Give nothing except the number of lines containing the word "matplotlib".

# Start of TASK INPUTS

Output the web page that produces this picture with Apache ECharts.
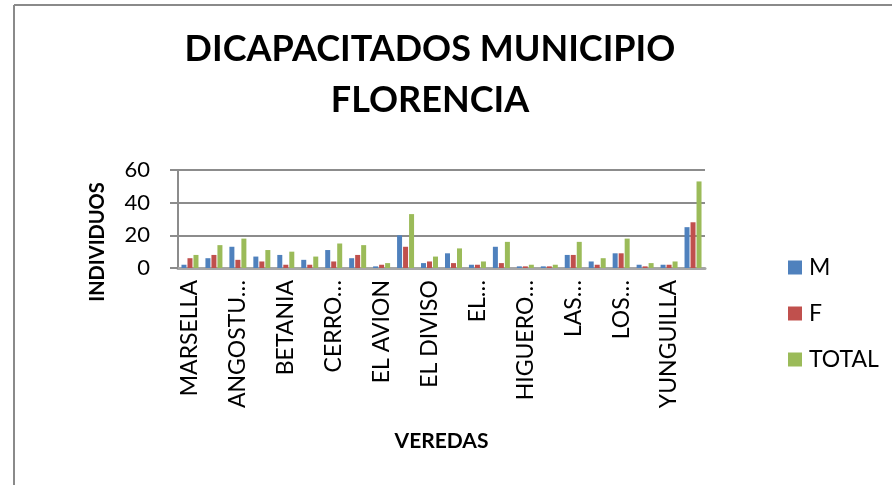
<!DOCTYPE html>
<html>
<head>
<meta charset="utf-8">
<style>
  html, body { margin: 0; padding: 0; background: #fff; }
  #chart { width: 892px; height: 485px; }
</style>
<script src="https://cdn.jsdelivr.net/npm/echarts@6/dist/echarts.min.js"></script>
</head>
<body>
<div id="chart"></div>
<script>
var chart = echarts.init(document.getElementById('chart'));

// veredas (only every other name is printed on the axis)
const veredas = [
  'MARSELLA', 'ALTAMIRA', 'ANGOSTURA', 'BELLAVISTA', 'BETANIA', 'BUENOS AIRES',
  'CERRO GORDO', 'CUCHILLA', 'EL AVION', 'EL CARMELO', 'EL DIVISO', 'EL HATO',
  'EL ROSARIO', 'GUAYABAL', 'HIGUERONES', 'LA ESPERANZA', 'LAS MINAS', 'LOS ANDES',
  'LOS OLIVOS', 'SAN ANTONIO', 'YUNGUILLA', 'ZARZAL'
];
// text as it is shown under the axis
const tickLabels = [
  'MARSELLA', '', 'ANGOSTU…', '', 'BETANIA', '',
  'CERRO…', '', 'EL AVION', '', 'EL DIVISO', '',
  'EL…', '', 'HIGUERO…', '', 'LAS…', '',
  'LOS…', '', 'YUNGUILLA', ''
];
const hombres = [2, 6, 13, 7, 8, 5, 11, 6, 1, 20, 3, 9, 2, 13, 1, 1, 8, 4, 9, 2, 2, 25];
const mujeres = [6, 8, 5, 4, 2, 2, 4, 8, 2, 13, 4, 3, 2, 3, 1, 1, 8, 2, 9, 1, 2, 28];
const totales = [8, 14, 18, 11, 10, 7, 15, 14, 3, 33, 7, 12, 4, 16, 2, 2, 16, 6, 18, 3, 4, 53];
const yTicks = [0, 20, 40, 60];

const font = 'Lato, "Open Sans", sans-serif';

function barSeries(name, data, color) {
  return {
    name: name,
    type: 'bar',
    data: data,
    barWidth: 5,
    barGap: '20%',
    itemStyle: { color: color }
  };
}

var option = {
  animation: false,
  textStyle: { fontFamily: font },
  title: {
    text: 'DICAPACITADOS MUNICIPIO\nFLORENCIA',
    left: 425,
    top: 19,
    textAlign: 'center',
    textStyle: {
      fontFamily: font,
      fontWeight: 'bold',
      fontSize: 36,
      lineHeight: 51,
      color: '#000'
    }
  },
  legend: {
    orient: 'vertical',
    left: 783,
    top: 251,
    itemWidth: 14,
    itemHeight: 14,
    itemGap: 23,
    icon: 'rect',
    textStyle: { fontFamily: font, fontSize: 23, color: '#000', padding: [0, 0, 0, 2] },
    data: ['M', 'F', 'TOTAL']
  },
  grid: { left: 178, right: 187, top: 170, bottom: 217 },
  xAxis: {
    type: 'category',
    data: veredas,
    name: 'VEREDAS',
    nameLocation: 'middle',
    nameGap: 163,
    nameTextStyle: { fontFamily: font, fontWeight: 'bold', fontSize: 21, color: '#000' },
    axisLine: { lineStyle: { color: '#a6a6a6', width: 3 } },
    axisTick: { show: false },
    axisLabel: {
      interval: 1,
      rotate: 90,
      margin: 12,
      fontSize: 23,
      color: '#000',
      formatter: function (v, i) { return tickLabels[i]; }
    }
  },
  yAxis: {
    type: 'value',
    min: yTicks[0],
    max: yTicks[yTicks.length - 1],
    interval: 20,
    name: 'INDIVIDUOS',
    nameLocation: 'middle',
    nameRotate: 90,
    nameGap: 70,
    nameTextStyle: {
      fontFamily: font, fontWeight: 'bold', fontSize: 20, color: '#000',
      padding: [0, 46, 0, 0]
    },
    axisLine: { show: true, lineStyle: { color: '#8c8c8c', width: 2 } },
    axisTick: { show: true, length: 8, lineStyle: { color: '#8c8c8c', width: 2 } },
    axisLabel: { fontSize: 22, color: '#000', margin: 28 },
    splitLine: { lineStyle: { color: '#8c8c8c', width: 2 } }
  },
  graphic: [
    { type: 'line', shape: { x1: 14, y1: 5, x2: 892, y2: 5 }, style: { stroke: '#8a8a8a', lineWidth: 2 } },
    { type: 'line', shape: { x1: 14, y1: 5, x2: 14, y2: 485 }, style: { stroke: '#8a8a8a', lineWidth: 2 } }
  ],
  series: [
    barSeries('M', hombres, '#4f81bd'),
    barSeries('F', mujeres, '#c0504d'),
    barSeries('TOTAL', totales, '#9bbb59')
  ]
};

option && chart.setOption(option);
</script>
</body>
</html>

# End of TASK INPUTS
# Start of TASK INPUTS

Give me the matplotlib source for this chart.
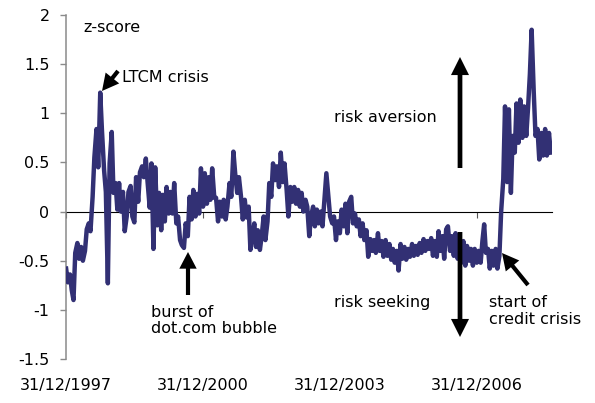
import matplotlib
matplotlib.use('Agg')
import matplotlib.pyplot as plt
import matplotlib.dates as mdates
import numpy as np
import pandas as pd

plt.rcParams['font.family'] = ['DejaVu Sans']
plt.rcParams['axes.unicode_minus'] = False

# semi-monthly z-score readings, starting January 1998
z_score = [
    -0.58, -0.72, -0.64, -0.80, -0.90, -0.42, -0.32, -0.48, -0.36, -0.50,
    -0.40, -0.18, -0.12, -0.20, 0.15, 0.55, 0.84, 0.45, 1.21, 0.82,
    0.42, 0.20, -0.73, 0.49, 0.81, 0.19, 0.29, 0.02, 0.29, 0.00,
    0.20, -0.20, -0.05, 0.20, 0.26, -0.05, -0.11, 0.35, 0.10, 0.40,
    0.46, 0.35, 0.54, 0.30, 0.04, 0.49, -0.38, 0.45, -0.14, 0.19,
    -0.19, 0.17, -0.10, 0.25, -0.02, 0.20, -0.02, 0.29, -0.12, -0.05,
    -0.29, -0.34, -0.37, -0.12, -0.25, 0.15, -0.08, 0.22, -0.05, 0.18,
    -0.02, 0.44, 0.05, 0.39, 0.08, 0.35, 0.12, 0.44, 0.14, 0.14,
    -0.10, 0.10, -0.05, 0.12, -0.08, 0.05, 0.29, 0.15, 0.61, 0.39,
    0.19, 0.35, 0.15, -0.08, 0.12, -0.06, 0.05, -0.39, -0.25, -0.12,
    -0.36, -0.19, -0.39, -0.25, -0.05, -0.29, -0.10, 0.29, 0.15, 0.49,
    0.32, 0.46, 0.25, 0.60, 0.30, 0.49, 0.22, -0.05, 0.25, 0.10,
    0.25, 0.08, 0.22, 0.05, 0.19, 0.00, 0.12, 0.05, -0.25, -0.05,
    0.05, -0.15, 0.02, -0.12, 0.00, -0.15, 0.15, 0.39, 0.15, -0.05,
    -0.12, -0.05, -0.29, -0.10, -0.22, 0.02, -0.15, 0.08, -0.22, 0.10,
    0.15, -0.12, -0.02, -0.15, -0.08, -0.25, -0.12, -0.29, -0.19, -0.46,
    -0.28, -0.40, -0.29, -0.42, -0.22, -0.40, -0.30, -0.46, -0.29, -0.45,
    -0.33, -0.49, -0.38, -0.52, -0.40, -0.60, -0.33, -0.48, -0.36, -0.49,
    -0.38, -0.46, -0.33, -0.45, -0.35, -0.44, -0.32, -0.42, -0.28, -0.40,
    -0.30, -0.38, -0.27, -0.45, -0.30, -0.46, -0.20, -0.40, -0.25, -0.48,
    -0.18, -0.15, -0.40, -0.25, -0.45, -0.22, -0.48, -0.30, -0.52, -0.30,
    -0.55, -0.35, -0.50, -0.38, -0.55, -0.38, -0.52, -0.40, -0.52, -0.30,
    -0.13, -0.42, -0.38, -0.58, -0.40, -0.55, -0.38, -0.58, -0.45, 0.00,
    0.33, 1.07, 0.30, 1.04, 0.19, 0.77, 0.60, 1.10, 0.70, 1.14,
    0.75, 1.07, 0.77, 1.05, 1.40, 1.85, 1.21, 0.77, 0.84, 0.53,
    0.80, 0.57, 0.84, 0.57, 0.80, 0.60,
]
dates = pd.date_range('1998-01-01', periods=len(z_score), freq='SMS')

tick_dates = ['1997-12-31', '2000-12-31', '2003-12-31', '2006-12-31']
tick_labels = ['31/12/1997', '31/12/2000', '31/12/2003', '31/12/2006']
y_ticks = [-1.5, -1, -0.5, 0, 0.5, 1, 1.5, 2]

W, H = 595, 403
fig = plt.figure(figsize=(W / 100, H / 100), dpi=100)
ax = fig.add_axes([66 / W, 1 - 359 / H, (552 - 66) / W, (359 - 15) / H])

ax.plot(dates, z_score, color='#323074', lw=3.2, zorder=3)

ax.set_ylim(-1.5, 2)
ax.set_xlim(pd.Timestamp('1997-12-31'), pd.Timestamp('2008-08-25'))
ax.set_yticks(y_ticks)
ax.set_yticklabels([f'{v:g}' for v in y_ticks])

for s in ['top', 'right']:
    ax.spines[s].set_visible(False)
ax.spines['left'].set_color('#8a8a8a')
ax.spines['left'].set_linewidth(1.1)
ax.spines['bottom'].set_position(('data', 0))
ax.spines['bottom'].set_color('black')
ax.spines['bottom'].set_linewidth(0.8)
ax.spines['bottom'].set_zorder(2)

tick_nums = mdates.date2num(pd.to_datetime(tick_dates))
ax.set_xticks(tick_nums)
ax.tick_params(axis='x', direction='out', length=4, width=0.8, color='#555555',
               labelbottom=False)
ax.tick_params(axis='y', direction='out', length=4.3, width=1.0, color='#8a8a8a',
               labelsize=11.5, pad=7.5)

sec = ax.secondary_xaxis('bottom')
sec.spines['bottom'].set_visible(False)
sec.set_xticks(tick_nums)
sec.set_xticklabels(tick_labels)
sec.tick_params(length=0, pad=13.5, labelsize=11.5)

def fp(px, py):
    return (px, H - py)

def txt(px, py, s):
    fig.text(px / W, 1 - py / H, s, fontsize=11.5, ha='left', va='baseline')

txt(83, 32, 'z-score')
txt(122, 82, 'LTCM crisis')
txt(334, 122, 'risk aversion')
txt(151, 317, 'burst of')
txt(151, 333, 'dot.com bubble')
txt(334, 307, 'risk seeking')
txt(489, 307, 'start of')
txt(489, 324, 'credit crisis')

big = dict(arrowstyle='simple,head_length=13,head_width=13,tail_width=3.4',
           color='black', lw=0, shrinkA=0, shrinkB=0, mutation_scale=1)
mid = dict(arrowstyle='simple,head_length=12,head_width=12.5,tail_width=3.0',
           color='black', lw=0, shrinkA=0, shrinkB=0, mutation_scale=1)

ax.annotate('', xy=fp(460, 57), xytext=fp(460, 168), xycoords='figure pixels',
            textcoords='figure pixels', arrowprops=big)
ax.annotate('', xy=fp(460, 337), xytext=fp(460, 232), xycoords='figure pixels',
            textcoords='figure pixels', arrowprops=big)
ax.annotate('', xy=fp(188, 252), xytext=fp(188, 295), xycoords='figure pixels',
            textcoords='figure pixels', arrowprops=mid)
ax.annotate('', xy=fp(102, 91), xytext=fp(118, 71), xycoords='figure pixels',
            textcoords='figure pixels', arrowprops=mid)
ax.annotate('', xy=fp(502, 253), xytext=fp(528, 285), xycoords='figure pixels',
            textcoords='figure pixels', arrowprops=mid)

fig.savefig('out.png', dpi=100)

# End of TASK INPUTS

> SOLUTION TO THE EXERCISE: 5